The Germans had a bit of blind spot to their own interservice rivalries, and did nothing to prevent or molify them. Consider the goat rope that was to have been Graf Spee–an aircraft carrier meant to have Luftwaffe planes and pilots on a KM ship–but without working out the details, like who were the maintence people going to be, LW or KM, who was to be in charge of spares, and fuel. These are not casual items, naval aviation is a very specialized activity. So are amphibious operations.

The LWS was basicly the same concept as the LVT-1, but with a boat cabin in place of where the cargo compartment was placed on the LVT. But not developed much beyond the basic role, unlike the LVT family.

Capn, I’m not too familiar with Sea Lion myself. But what I have read is the the German Army was treating it as a river crossing operation on a much wider scale. They were planning to use various river barges towed across the Channel for much of the assault force. In conjunction with parachute and air landing operations. The German Navy was still recovering from losses sustained during the assault on Norway and had a better idea of the obstacles that lay ahead due to that campaign.

That is correct, it sounded like they had some craft that would have ramps but they were very crude in design. I read We March Agaisn’t England” over the summer and the reasons for failure and flailing was that no one really wanted to seriously do it. The navy had to many loses and the air force hadn’t gained superiority of the sky. The army wasn’t as enthused but you had the higher ups who had some good ideas In all the branches whcih ultimately gave them a future amphibious capability. I think the bigger Batges carrying the panzer III’s that had snorkels we’re going to be in ramped barges. Everything else sounds as if they’d use Pioneer boats with small motors to maneuver ashore. Some other ideas were letting the barges come ashore and beach themselves and when the high tide came back in they’d sail back to port.

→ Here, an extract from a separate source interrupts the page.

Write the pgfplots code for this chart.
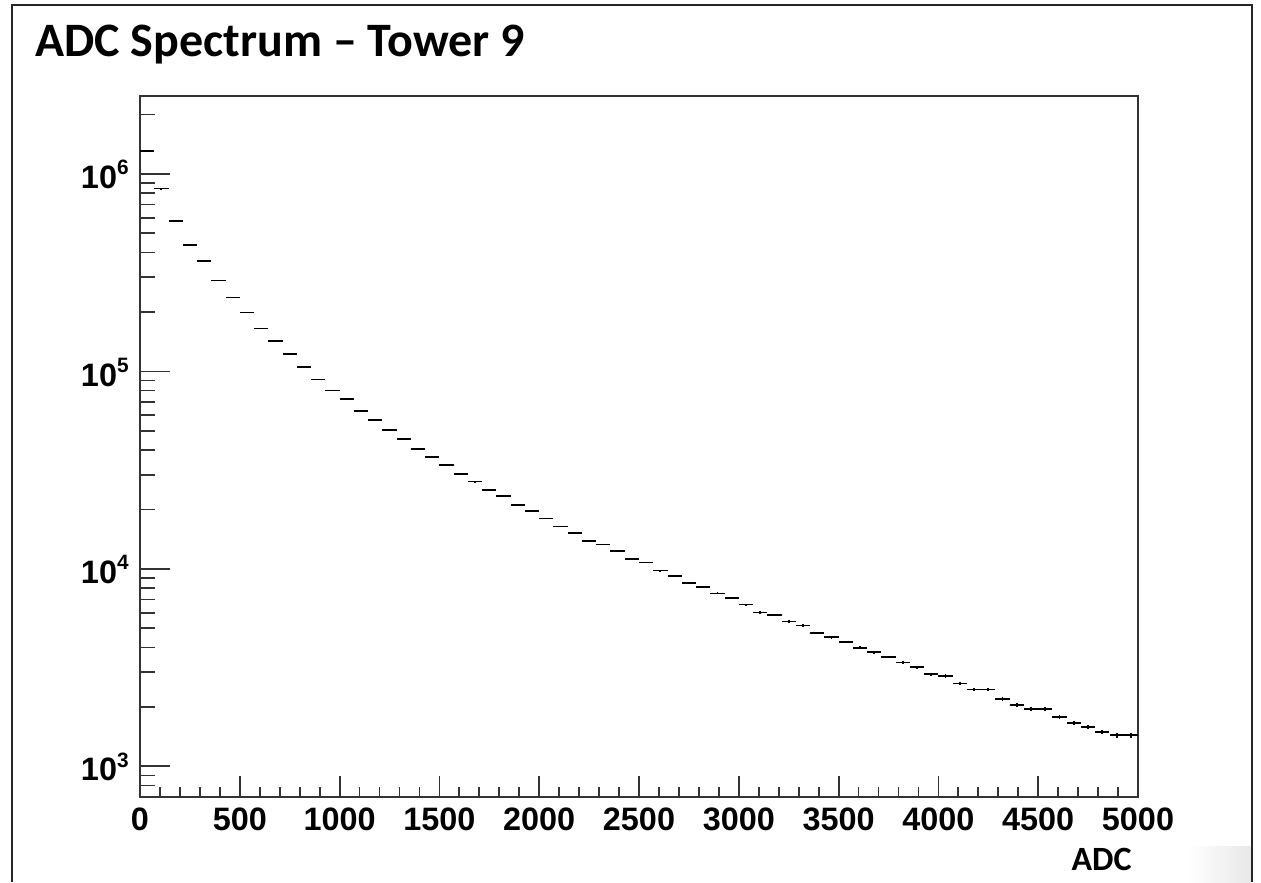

The LWS was barely ever beyond the prototype stage from what I understand. Close to 20,000 LVTs were built. To me it would make sense to model it in demo or prototype situations.

No, it never really was. But then again, there never was the pressing need for a German Amtrac either. There was no amphibious war in the German army’s future, only river crossings, an apples to oranges comparison. As opposed to the US, which had the concept visualized and planned for as a drive across the Central Pacific against the Japanese Empire in the 1920s, War Plan Orange. The Japanese had developed a similar plan to fight against that, with a decisive naval battle to be fought against the US fleet in Imperial waters. The Central Pacific campaign battles of 1943-1945 were essentially those plans put into effect, becoming reality.

Going back to the LVT, it wasn’t until early 1944, that those appeared in real numbers on the battlefield for more than the lead assault wave. The LVT-1s were un armored cargo haulers barely used in the Solomons and North Africa. They were not intended as an assault craft. The LVT-2 began to arrive on scene in time for the Gilbert Island assaults in late November 1943 and had its numbers, as well as the available LVT-1s split between the Tarawa and Makin landings. The LVT-1s were modified with some armor and weapons for these landings. The first true ”assault” models of the LVT would not arrive until the spring/summer of 1944.

In summer 1940, the time of Sea Lion, the LVT program was very much on par with the LWS program.